Write the data out again exactly, with no pictures.

### Supplied information

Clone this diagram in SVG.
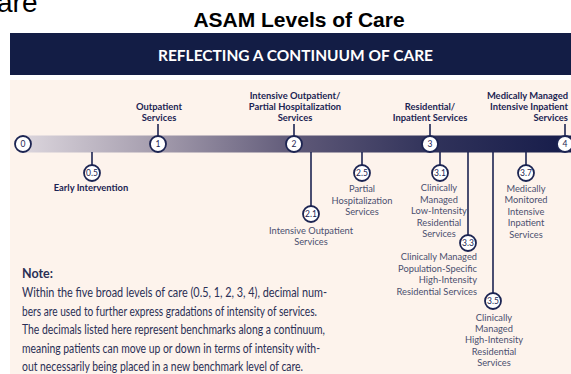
<svg xmlns="http://www.w3.org/2000/svg" width="571" height="374" viewBox="0 0 571 374">
  <defs>
    <linearGradient id="barFill" x1="0" y1="0" x2="1" y2="0">
      <stop offset="0" stop-color="#ddd7de"/>
      <stop offset="0.25" stop-color="#a49cad"/>
      <stop offset="0.5" stop-color="#5f5978"/>
      <stop offset="0.75" stop-color="#30325a"/>
      <stop offset="1" stop-color="#161c4a"/>
    </linearGradient>
    <style>
      .ring { fill: #ffffff; stroke: #1c2452; stroke-width: 1.8; }
      .num { font-family: Lato, "Open Sans", sans-serif; font-size: 8.5px; fill: #1c2452; text-anchor: middle; }
      .head { font-family: Lato, "Open Sans", sans-serif; font-weight: bold; font-size: 9.4px; fill: #1c2452; text-anchor: middle; }
      .sub { font-family: Lato, "Open Sans", sans-serif; font-size: 9.3px; fill: #4b4f6e; text-anchor: middle; }
      .stem { stroke: #1c2452; stroke-width: 1.6; fill: none; }
      .note { font-family: Lato, "Open Sans", sans-serif; font-size: 12.5px; fill: #2a2f55; }
    </style>
  </defs>

  <!-- page -->
  <rect x="0" y="0" width="571" height="374" fill="#ffffff"/>
  <text x="-3" y="12" font-family="Liberation Sans, Arial, sans-serif" font-size="28" fill="#000000">are</text>
  <text x="299" y="27" font-family="Liberation Sans, Arial, sans-serif" font-size="21" font-weight="bold" fill="#000000" text-anchor="middle">ASAM Levels of Care</text>

  <!-- banner and panel -->
  <rect x="10" y="33" width="561" height="42" fill="#131d45"/>
  <text x="295.5" y="61" font-family="Lato, 'Open Sans', sans-serif" font-size="15" font-weight="bold" fill="#ffffff" text-anchor="middle" textLength="275" lengthAdjust="spacingAndGlyphs">REFLECTING A CONTINUUM OF CARE</text>
  <rect x="10" y="80" width="561" height="294" fill="#fdf3ec"/>

  <!-- continuum bar -->
  <rect x="20" y="135.5" width="551" height="17" fill="url(#barFill)"/>

  <!-- connectors: stems from labels and sub-levels to the bar -->
  <g id="connectors">
    <line class="stem" x1="158" y1="124" x2="158" y2="136"/>
    <line class="stem" x1="294" y1="124" x2="294" y2="136"/>
    <line class="stem" x1="430" y1="124" x2="430" y2="136"/>
    <line class="stem" x1="565" y1="124" x2="565" y2="136"/>
    <line class="stem" x1="92" y1="152" x2="92" y2="165"/>
    <line class="stem" x1="311" y1="152" x2="311" y2="206"/>
    <line class="stem" x1="362" y1="152" x2="362" y2="165"/>
    <line class="stem" x1="440" y1="152" x2="440" y2="165"/>
    <line class="stem" x1="468" y1="152" x2="468" y2="235"/>
    <line class="stem" x1="493" y1="152" x2="493" y2="293"/>
    <line class="stem" x1="526" y1="152" x2="526" y2="165"/>
  </g>

  <!-- broad levels -->
  <g id="level-0">
    <circle class="ring" cx="23" cy="144" r="8"/>
    <text class="num" x="23" y="147">0</text>
  </g>
  <g id="level-1">
    <circle class="ring" cx="158" cy="144" r="8"/>
    <text class="num" x="158" y="147">1</text>
    <text class="head" x="159" y="110">Outpatient</text>
    <text class="head" x="159" y="121">Services</text>
  </g>
  <g id="level-2">
    <circle class="ring" cx="294" cy="144" r="8"/>
    <text class="num" x="294" y="147">2</text>
    <text class="head" x="295" y="99">Intensive Outpatient/</text>
    <text class="head" x="295" y="110">Partial Hospitalization</text>
    <text class="head" x="295" y="121">Services</text>
  </g>
  <g id="level-3">
    <circle class="ring" cx="430" cy="144" r="8"/>
    <text class="num" x="430" y="147">3</text>
    <text class="head" x="430" y="110">Residential/</text>
    <text class="head" x="430" y="121">Inpatient Services</text>
  </g>
  <g id="level-4">
    <circle class="ring" cx="565" cy="144" r="8"/>
    <text class="num" x="565" y="147">4</text>
    <text class="head" x="568" y="99" style="text-anchor:end">Medically Managed</text>
    <text class="head" x="568" y="110" style="text-anchor:end">Intensive Inpatient</text>
    <text class="head" x="568" y="121" style="text-anchor:end">Services</text>
  </g>

  <!-- sub-levels -->
  <g id="level-0-5">
    <circle class="ring" cx="92" cy="173" r="8"/>
    <text class="num" x="92" y="176">0.5</text>
    <text class="head" x="91" y="191">Early Intervention</text>
  </g>
  <g id="level-2-1">
    <circle class="ring" cx="311" cy="214" r="8"/>
    <text class="num" x="311" y="217">2.1</text>
    <text class="sub" x="311" y="234">Intensive Outpatient</text>
    <text class="sub" x="311" y="245">Services</text>
  </g>
  <g id="level-2-5">
    <circle class="ring" cx="362" cy="173" r="8"/>
    <text class="num" x="362" y="176">2.5</text>
    <text class="sub" x="362" y="192">Partial</text>
    <text class="sub" x="362" y="204">Hospitalization</text>
    <text class="sub" x="362" y="215">Services</text>
  </g>
  <g id="level-3-1">
    <circle class="ring" cx="440" cy="173" r="8"/>
    <text class="num" x="440" y="176">3.1</text>
    <text class="sub" x="439" y="191">Clinically</text>
    <text class="sub" x="439" y="203">Managed</text>
    <text class="sub" x="439" y="214">Low-Intensity</text>
    <text class="sub" x="439" y="226">Residential</text>
    <text class="sub" x="439" y="237">Services</text>
  </g>
  <g id="level-3-3">
    <circle class="ring" cx="468" cy="243" r="8"/>
    <text class="num" x="468" y="246">3.3</text>
    <text class="sub" x="477" y="260" style="text-anchor:end">Clinically Managed</text>
    <text class="sub" x="477" y="272" style="text-anchor:end">Population-Specific</text>
    <text class="sub" x="477" y="283" style="text-anchor:end">High-Intensity</text>
    <text class="sub" x="477" y="295" style="text-anchor:end">Residential Services</text>
  </g>
  <g id="level-3-5">
    <circle class="ring" cx="493" cy="301" r="8"/>
    <text class="num" x="493" y="304">3.5</text>
    <text class="sub" x="494" y="321">Clinically</text>
    <text class="sub" x="494" y="332">Managed</text>
    <text class="sub" x="494" y="343">High-Intensity</text>
    <text class="sub" x="494" y="355">Residential</text>
    <text class="sub" x="494" y="366">Services</text>
  </g>
  <g id="level-3-7">
    <circle class="ring" cx="526" cy="173" r="8"/>
    <text class="num" x="526" y="176">3.7</text>
    <text class="sub" x="526" y="192">Medically</text>
    <text class="sub" x="526" y="203">Monitored</text>
    <text class="sub" x="526" y="215">Intensive</text>
    <text class="sub" x="526" y="226">Inpatient</text>
    <text class="sub" x="526" y="238">Services</text>
  </g>

  <!-- note -->
  <g id="note">
    <text class="note" x="22" y="278" font-weight="bold" fill="#1c2452">Note:</text>
    <text class="note" x="22" y="297" textLength="305" lengthAdjust="spacingAndGlyphs">Within the five broad levels of care (0.5, 1, 2, 3, 4), decimal num-</text>
    <text class="note" x="22" y="316" textLength="295" lengthAdjust="spacingAndGlyphs">bers are used to further express gradations of intensity of services.</text>
    <text class="note" x="22" y="334" textLength="303" lengthAdjust="spacingAndGlyphs">The decimals listed here represent benchmarks along a continuum,</text>
    <text class="note" x="22" y="353" textLength="298" lengthAdjust="spacingAndGlyphs">meaning patients can move up or down in terms of intensity with-</text>
    <text class="note" x="22" y="371" textLength="281" lengthAdjust="spacingAndGlyphs">out necessarily being placed in a new benchmark level of care.</text>
  </g>
</svg>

######

Full response
Clone this diagram in SVG.
<svg xmlns="http://www.w3.org/2000/svg" width="571" height="374" viewBox="0 0 571 374">
  <defs>
    <linearGradient id="barFill" x1="0" y1="0" x2="1" y2="0">
      <stop offset="0" stop-color="#ddd7de"/>
      <stop offset="0.25" stop-color="#a49cad"/>
      <stop offset="0.5" stop-color="#5f5978"/>
      <stop offset="0.75" stop-color="#30325a"/>
      <stop offset="1" stop-color="#161c4a"/>
    </linearGradient>
    <style>
      .ring { fill: #ffffff; stroke: #1c2452; stroke-width: 1.8; }
      .num { font-family: Lato, "Open Sans", sans-serif; font-size: 8.5px; fill: #1c2452; text-anchor: middle; }
      .head { font-family: Lato, "Open Sans", sans-serif; font-weight: bold; font-size: 9.4px; fill: #1c2452; text-anchor: middle; }
      .sub { font-family: Lato, "Open Sans", sans-serif; font-size: 9.3px; fill: #4b4f6e; text-anchor: middle; }
      .stem { stroke: #1c2452; stroke-width: 1.6; fill: none; }
      .note { font-family: Lato, "Open Sans", sans-serif; font-size: 12.5px; fill: #2a2f55; }
    </style>
  </defs>

  <!-- page -->
  <rect x="0" y="0" width="571" height="374" fill="#ffffff"/>
  <text x="-3" y="12" font-family="Liberation Sans, Arial, sans-serif" font-size="28" fill="#000000">are</text>
  <text x="299" y="27" font-family="Liberation Sans, Arial, sans-serif" font-size="21" font-weight="bold" fill="#000000" text-anchor="middle">ASAM Levels of Care</text>

  <!-- banner and panel -->
  <rect x="10" y="33" width="561" height="42" fill="#131d45"/>
  <text x="295.5" y="61" font-family="Lato, 'Open Sans', sans-serif" font-size="15" font-weight="bold" fill="#ffffff" text-anchor="middle" textLength="275" lengthAdjust="spacingAndGlyphs">REFLECTING A CONTINUUM OF CARE</text>
  <rect x="10" y="80" width="561" height="294" fill="#fdf3ec"/>

  <!-- continuum bar -->
  <rect x="20" y="135.5" width="551" height="17" fill="url(#barFill)"/>

  <!-- connectors: stems from labels and sub-levels to the bar -->
  <g id="connectors">
    <line class="stem" x1="158" y1="124" x2="158" y2="136"/>
    <line class="stem" x1="294" y1="124" x2="294" y2="136"/>
    <line class="stem" x1="430" y1="124" x2="430" y2="136"/>
    <line class="stem" x1="565" y1="124" x2="565" y2="136"/>
    <line class="stem" x1="92" y1="152" x2="92" y2="165"/>
    <line class="stem" x1="311" y1="152" x2="311" y2="206"/>
    <line class="stem" x1="362" y1="152" x2="362" y2="165"/>
    <line class="stem" x1="440" y1="152" x2="440" y2="165"/>
    <line class="stem" x1="468" y1="152" x2="468" y2="235"/>
    <line class="stem" x1="493" y1="152" x2="493" y2="293"/>
    <line class="stem" x1="526" y1="152" x2="526" y2="165"/>
  </g>

  <!-- broad levels -->
  <g id="level-0">
    <circle class="ring" cx="23" cy="144" r="8"/>
    <text class="num" x="23" y="147">0</text>
  </g>
  <g id="level-1">
    <circle class="ring" cx="158" cy="144" r="8"/>
    <text class="num" x="158" y="147">1</text>
    <text class="head" x="159" y="110">Outpatient</text>
    <text class="head" x="159" y="121">Services</text>
  </g>
  <g id="level-2">
    <circle class="ring" cx="294" cy="144" r="8"/>
    <text class="num" x="294" y="147">2</text>
    <text class="head" x="295" y="99">Intensive Outpatient/</text>
    <text class="head" x="295" y="110">Partial Hospitalization</text>
    <text class="head" x="295" y="121">Services</text>
  </g>
  <g id="level-3">
    <circle class="ring" cx="430" cy="144" r="8"/>
    <text class="num" x="430" y="147">3</text>
    <text class="head" x="430" y="110">Residential/</text>
    <text class="head" x="430" y="121">Inpatient Services</text>
  </g>
  <g id="level-4">
    <circle class="ring" cx="565" cy="144" r="8"/>
    <text class="num" x="565" y="147">4</text>
    <text class="head" x="568" y="99" style="text-anchor:end">Medically Managed</text>
    <text class="head" x="568" y="110" style="text-anchor:end">Intensive Inpatient</text>
    <text class="head" x="568" y="121" style="text-anchor:end">Services</text>
  </g>

  <!-- sub-levels -->
  <g id="level-0-5">
    <circle class="ring" cx="92" cy="173" r="8"/>
    <text class="num" x="92" y="176">0.5</text>
    <text class="head" x="91" y="191">Early Intervention</text>
  </g>
  <g id="level-2-1">
    <circle class="ring" cx="311" cy="214" r="8"/>
    <text class="num" x="311" y="217">2.1</text>
    <text class="sub" x="311" y="234">Intensive Outpatient</text>
    <text class="sub" x="311" y="245">Services</text>
  </g>
  <g id="level-2-5">
    <circle class="ring" cx="362" cy="173" r="8"/>
    <text class="num" x="362" y="176">2.5</text>
    <text class="sub" x="362" y="192">Partial</text>
    <text class="sub" x="362" y="204">Hospitalization</text>
    <text class="sub" x="362" y="215">Services</text>
  </g>
  <g id="level-3-1">
    <circle class="ring" cx="440" cy="173" r="8"/>
    <text class="num" x="440" y="176">3.1</text>
    <text class="sub" x="439" y="191">Clinically</text>
    <text class="sub" x="439" y="203">Managed</text>
    <text class="sub" x="439" y="214">Low-Intensity</text>
    <text class="sub" x="439" y="226">Residential</text>
    <text class="sub" x="439" y="237">Services</text>
  </g>
  <g id="level-3-3">
    <circle class="ring" cx="468" cy="243" r="8"/>
    <text class="num" x="468" y="246">3.3</text>
    <text class="sub" x="477" y="260" style="text-anchor:end">Clinically Managed</text>
    <text class="sub" x="477" y="272" style="text-anchor:end">Population-Specific</text>
    <text class="sub" x="477" y="283" style="text-anchor:end">High-Intensity</text>
    <text class="sub" x="477" y="295" style="text-anchor:end">Residential Services</text>
  </g>
  <g id="level-3-5">
    <circle class="ring" cx="493" cy="301" r="8"/>
    <text class="num" x="493" y="304">3.5</text>
    <text class="sub" x="494" y="321">Clinically</text>
    <text class="sub" x="494" y="332">Managed</text>
    <text class="sub" x="494" y="343">High-Intensity</text>
    <text class="sub" x="494" y="355">Residential</text>
    <text class="sub" x="494" y="366">Services</text>
  </g>
  <g id="level-3-7">
    <circle class="ring" cx="526" cy="173" r="8"/>
    <text class="num" x="526" y="176">3.7</text>
    <text class="sub" x="526" y="192">Medically</text>
    <text class="sub" x="526" y="203">Monitored</text>
    <text class="sub" x="526" y="215">Intensive</text>
    <text class="sub" x="526" y="226">Inpatient</text>
    <text class="sub" x="526" y="238">Services</text>
  </g>

  <!-- note -->
  <g id="note">
    <text class="note" x="22" y="278" font-weight="bold" fill="#1c2452">Note:</text>
    <text class="note" x="22" y="297" textLength="305" lengthAdjust="spacingAndGlyphs">Within the five broad levels of care (0.5, 1, 2, 3, 4), decimal num-</text>
    <text class="note" x="22" y="316" textLength="295" lengthAdjust="spacingAndGlyphs">bers are used to further express gradations of intensity of services.</text>
    <text class="note" x="22" y="334" textLength="303" lengthAdjust="spacingAndGlyphs">The decimals listed here represent benchmarks along a continuum,</text>
    <text class="note" x="22" y="353" textLength="298" lengthAdjust="spacingAndGlyphs">meaning patients can move up or down in terms of intensity with-</text>
    <text class="note" x="22" y="371" textLength="281" lengthAdjust="spacingAndGlyphs">out necessarily being placed in a new benchmark level of care.</text>
  </g>
</svg>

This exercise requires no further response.